Afgelopen weekend speelde voetbalclub KAS Eupen voor het eerst sinds 2011 weer in eerste klasse. Samen met de club betekent dat ook een extra taal in eerste klasse, want Eupen ligt in de Oostkantons en daar spreken ze voornamelijk Duits.
Eerst wat geschiedenis. Na de Eerste Wereldoorlog kwamen de Oostkantons na ruim honderd jaar Duits-Pruisisch bewind in Belgische handen. Tijdens de Tweede Wereldoorlog gebeurde het omgekeerde en werd de lokale bevolking verplicht om in het Duitse leger te dienen. Toen het gebied na de oorlog opnieuw bij België kwam werd dat de inwoners van het zwaar gehavende gebied door de Belgische overheid zwaar aangerekend. Dubbel oorlogsleed dus.
Toen de taalgrens in 1962 op vraag van de Franstaligen in ons land werd vastgelegd, werden de Oostkantons in twee gedeeld. Het gebied rond Eupen werd Duitstalig maar met faciliteiten voor de ca. 5% Franstaligen. Malmédy en omstreken werd Franstalig maar met faciliteiten voor de ca. 33% Duitstaligen.
Tussen de Voerstreek en de Oostkantons ligt ook een gebied waar het Platdiets of Geullands wordt gesproken, een Limburgs dialect dat niet zomaar tot het Nederlands of het Duits kan worden gerekend maar een overgang vormt naar het Ripuarisch, een Middelduits dialect dat als afzonderlijke taal wordt beschouwd.
Ten slotte bevond zich vlak aan de Oostkantons ooit ook een vierlandenpunt. Na de val van Napoleon konden Pruisen en de Nederlanden het niet eens worden over een gebied rond de gemeente Kelmis. Om uit de impasse te raken werd de onafhankelijke dwergstaat Moresnet opgericht, waarvan de burgemeester van Kelmis het staatshoofd was. Het was een belastingparadijs, er was geen dienstplicht, er waren lage invoerrechten en alcohol stoken was er legaal. Na nauwelijks 40 jaar was het aantal bewoners dan ook vertienvoudigd.
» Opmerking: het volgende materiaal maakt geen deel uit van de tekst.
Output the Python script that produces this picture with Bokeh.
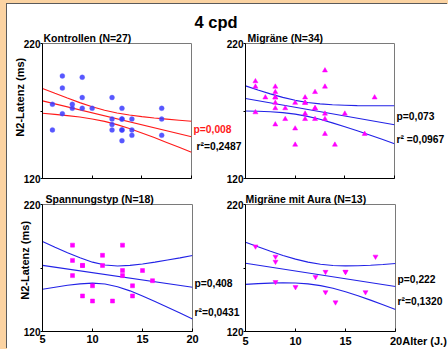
from bokeh.plotting import figure
from bokeh.layouts import row, column
from bokeh.models import Range1d, FixedTicker, Spacer, Title, LinearAxis
from bokeh.embed import file_html
from bokeh.resources import INLINE

# ---------------- data ----------------
x_ticks = [5, 10, 15, 20]
y_ticks = [120, 170, 220]
y_tick_labels = {120: "120", 170: "", 220: "220"}

ctrl_age = [6, 6, 7, 7, 7, 8, 8, 9, 9, 9, 10, 12, 12, 12, 12, 13, 13, 13, 13, 13, 13, 14, 14, 14, 17, 17, 17]
ctrl_n2 = [175, 156, 187, 196, 168, 175, 172, 195, 180, 172, 172, 180, 164, 160, 156, 172, 164, 164, 156, 156, 148,
           164, 156, 152, 172, 164, 152]

mig_age = [6, 6, 6, 7, 8, 8, 8, 8, 8, 8, 8, 9, 9, 10, 10, 10, 11, 11, 11, 11, 11, 12, 12, 12, 12,
           13, 13, 13, 13, 13, 14, 15, 17, 18]
mig_n2 = [192, 188, 169, 180, 188, 184, 180, 180, 176, 172, 160, 172, 164, 176, 157, 145, 180, 176, 176, 168, 164,
          184, 172, 172, 164, 200, 188, 168, 164, 153, 145, 168, 153, 180]

span_age = [8, 8, 8, 9, 9, 9, 10, 10, 11, 11, 12, 13, 13, 13, 14, 14, 15, 16]
span_n2 = [188, 176, 164, 172, 172, 148, 156, 144, 180, 172, 144, 188, 168, 164, 156, 148, 168, 160]

aura_age = [6, 8, 8, 8, 10, 12, 13, 13, 14, 15, 15, 17, 18]
aura_n2 = [187, 179, 175, 159, 155, 163, 167, 151, 143, 167, 167, 151, 179]

fit_x = [5, 20]
ctrl_fit = [177.5, 150.9]
mig_fit = [179.3, 159.8]
span_fit = [172.1, 154.8]
aura_fit = [173.7, 155.4]

band_x = [5, 6.25, 7.5, 8.75, 10, 11.25, 12.5, 13.75, 15, 16.25, 17.5, 18.75, 20]
ctrl_hi = [186.7, 183.1, 179.6, 176.2, 173.1, 170.5, 168.5, 167.0, 165.8, 164.8, 164.0, 163.2, 162.4]
ctrl_lo = [168.3, 167.5, 166.6, 165.5, 164.1, 162.3, 159.9, 157.0, 153.7, 150.3, 146.7, 143.1, 139.4]
mig_hi = [188.6, 185.6, 182.7, 180.1, 177.9, 176.3, 175.3, 174.6, 174.3, 174.0, 173.9, 173.9, 173.9]
mig_lo = [170.0, 169.8, 169.4, 168.8, 167.7, 166.0, 163.9, 161.2, 158.3, 155.3, 152.2, 149.0, 145.7]
span_hi = [190.9, 186.4, 182.0, 178.0, 174.6, 172.4, 171.6, 172.1, 173.2, 174.6, 176.3, 178.0, 179.8]
span_lo = [153.3, 154.9, 156.4, 157.5, 158.1, 157.4, 155.3, 152.0, 148.0, 143.6, 139.1, 134.5, 129.8]
aura_hi = [190.3, 186.7, 183.2, 179.9, 177.0, 174.6, 173.0, 172.0, 171.7, 171.8, 172.2, 172.8, 173.5]
aura_lo = [157.1, 157.7, 158.1, 158.4, 158.2, 157.5, 156.1, 154.0, 151.3, 148.1, 144.7, 141.1, 137.4]

titles = ["Kontrollen (N=27)", "Migräne (N=34)", "Spannungstyp (N=18)", "Migräne mit Aura (N=13)"]
p_texts = ["p=0,008", "p=0,073", "p=0,408", "p=0,222"]
r_texts = ["r²=0,2487", "r² =0,0967", "r²=0,0431", "r²=0,1320"]
main_title = "4 cpd"
y_title = "N2-Latenz (ms)"
x_title = "Alter (J.)"

FONT = "Liberation Sans"
RED = "#ff1a1a"
BLUE = "#2222e6"
MAG = "#ff00ff"
PEACH = "#FBD3A2"
NBSP = "\u00a0"


def base_fig(width, height, ml, mr, mt, mb, show_xlabels, transparent):
    p = figure(width=width, height=height, x_range=Range1d(5, 20), y_range=Range1d(120, 220),
               output_backend="svg", toolbar_location=None,
               min_border_left=ml, min_border_right=mr, min_border_top=mt, min_border_bottom=mb)
    try:
        p.title = None
    except Exception:
        p.title.text = ""
    p.xgrid.visible = False
    p.ygrid.visible = False
    p.outline_line_color = "#7a7a7a"
    p.background_fill_color = "white"
    p.border_fill_color = None if transparent else "white"
    xa = p.xaxis[0]
    ya = p.yaxis[0]
    xa.ticker = FixedTicker(ticks=x_ticks)
    xa.major_tick_in = 3
    xa.major_tick_out = 0
    xa.minor_tick_line_color = None
    xa.axis_line_color = "black"
    xa.major_tick_line_color = "black"
    if show_xlabels:
        xa.major_label_text_font = FONT
        xa.major_label_text_font_style = "bold"
        xa.major_label_text_font_size = "11px"
        xa.major_label_text_color = "black"
        xa.major_label_standoff = 3
    else:
        xa.major_label_overrides = {t: "" for t in x_ticks}
        xa.major_label_text_font_size = "0px"
        xa.major_label_standoff = 0
    ya.ticker = FixedTicker(ticks=y_ticks)
    ya.major_label_overrides = y_tick_labels
    ya.major_tick_in = 0
    ya.major_tick_out = 2
    ya.minor_tick_line_color = None
    ya.axis_line_color = "black"
    ya.major_tick_line_color = "black"
    ya.major_label_text_font = FONT
    ya.major_label_text_font_style = "bold"
    ya.major_label_text_font_size = "10px"
    ya.major_label_text_color = "black"
    ya.major_label_standoff = 0
    return p


def add_title(p, text, offset, size="10.5px", standoff=0):
    t = Title(text=text, align="left", offset=offset, standoff=standoff, text_font=FONT,
              text_font_style="bold", text_font_size=size, text_color="black")
    p.add_layout(t, "above")


def stat_axis(p, ticks, labels, color, standoff):
    ax = LinearAxis(ticker=FixedTicker(ticks=ticks),
                    major_label_overrides=dict(zip(ticks, labels)),
                    axis_line_color=None, major_tick_line_color=None, minor_tick_line_color=None,
                    major_tick_in=0, major_tick_out=0, major_label_standoff=standoff,
                    major_label_text_font=FONT, major_label_text_font_style="bold",
                    major_label_text_font_size="10.3px", major_label_text_color=color)
    p.add_layout(ax, "right")


def y_axis_title(p, pad, standoff):
    ya = p.yaxis[0]
    ya.axis_label = NBSP * pad + y_title
    ya.axis_label_text_font = FONT
    ya.axis_label_text_font_style = "bold"
    ya.axis_label_text_font_size = "11px"
    ya.axis_label_text_color = "black"
    ya.axis_label_standoff = standoff


# ---------------- panels ----------------
p1 = base_fig(238, 186, 35, 54, 39, 12, False, False)
p2 = base_fig(227, 186, 24, 54, 39, 12, False, True)
p3 = base_fig(238, 159, 35, 53, 12, 17, True, False)
p4 = base_fig(227, 159, 24, 53, 12, 17, True, True)
p2.margin = (0, 0, 0, -24)
p4.margin = (0, 0, 0, -24)

# panel titles (nearest the frame) and main title (outermost, above p1)
add_title(p1, titles[0], 1)
add_title(p1, main_title, 152, size="16.5px", standoff=-3)
add_title(p2, titles[1], 2)
add_title(p3, titles[2], 3)
add_title(p4, titles[3], 0)

# Kontrollen
p1.line(band_x, ctrl_hi, line_color=RED, line_width=1.1)
p1.line(band_x, ctrl_lo, line_color=RED, line_width=1.1)
p1.line(fit_x, ctrl_fit, line_color=RED, line_width=1.1)
p1.scatter(ctrl_age, ctrl_n2, marker="circle", size=5, fill_color="#3a3aff", fill_alpha=0.85,
           line_color="#6a6aff", line_alpha=0.6, line_width=0.5)

# Migräne
p2.line(band_x, mig_hi, line_color=BLUE, line_width=1.1)
p2.line(band_x, mig_lo, line_color=BLUE, line_width=1.1)
p2.line(fit_x, mig_fit, line_color=BLUE, line_width=1.1)
p2.scatter(mig_age, mig_n2, marker="triangle", size=5, fill_color=MAG, line_color=MAG, line_width=0.5)

# Spannungstyp
p3.line(band_x, span_hi, line_color=BLUE, line_width=1.1)
p3.line(band_x, span_lo, line_color=BLUE, line_width=1.1)
p3.line(fit_x, span_fit, line_color=BLUE, line_width=1.1)
p3.scatter(span_age, span_n2, marker="square", size=4, fill_color=MAG, line_color=MAG, line_width=0.5)

# Migräne mit Aura
p4.line(band_x, aura_hi, line_color=BLUE, line_width=1.1)
p4.line(band_x, aura_lo, line_color=BLUE, line_width=1.1)
p4.line(fit_x, aura_fit, line_color=BLUE, line_width=1.1)
p4.scatter(aura_age, aura_n2, marker="inverted_triangle", size=5, fill_color=MAG, line_color=MAG,
           line_width=0.5)

# ---------------- statistics texts (right-hand axes) ----------------
stat_axis(p1, [156], [p_texts[0]], RED, 2)
stat_axis(p1, [144], [r_texts[0]], "black", -38)
stat_axis(p2, [166, 149], [p_texts[1], r_texts[1]], "black", 2)
stat_axis(p3, [158, 135], [p_texts[2], r_texts[2]], "black", 2)
stat_axis(p4, [161, 144], [p_texts[3], r_texts[3]], "black", 2)

# ---------------- axis titles ----------------
y_axis_title(p1, 9, -5)
y_axis_title(p3, 5, -10)
p4.xaxis[0].major_label_overrides = {20: NBSP * 15 + "20" + x_title}

main = column(row(p1, p2), row(p3, p4),
              styles={"background-color": "white", "box-shadow": "-1px -1px 0 #5a5a5a"})
root = column(Spacer(width=448, height=4, styles={"background-color": PEACH}),
              row(Spacer(width=7, height=345, styles={"background-color": PEACH}), main),
              styles={"background-color": PEACH})

html = file_html(root, INLINE, title="4 cpd")
open("out.html", "w").write(html)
In het begin van de 20ste eeuw werd er opnieuw onderhandeld, maar een definitieve regeling kwam er pas na de Eerste Wereldoorlog. Het verdrag van Versailles uit 1919 bepaalde dat Moresnet samen met de Oostkantons bij België zou worden gevoegd, wat op 10 januari 1920 gebeurde. Het was aanvankelijk ook de bedoeling om van Moresnet de eerste Esperantostaat te maken, aangemoedigd door esperantist Wilhelm Molly. Moresnet zou dan Amikejo (vriendplaats) heten. Ook hier gooide de oorlog roet in het eten.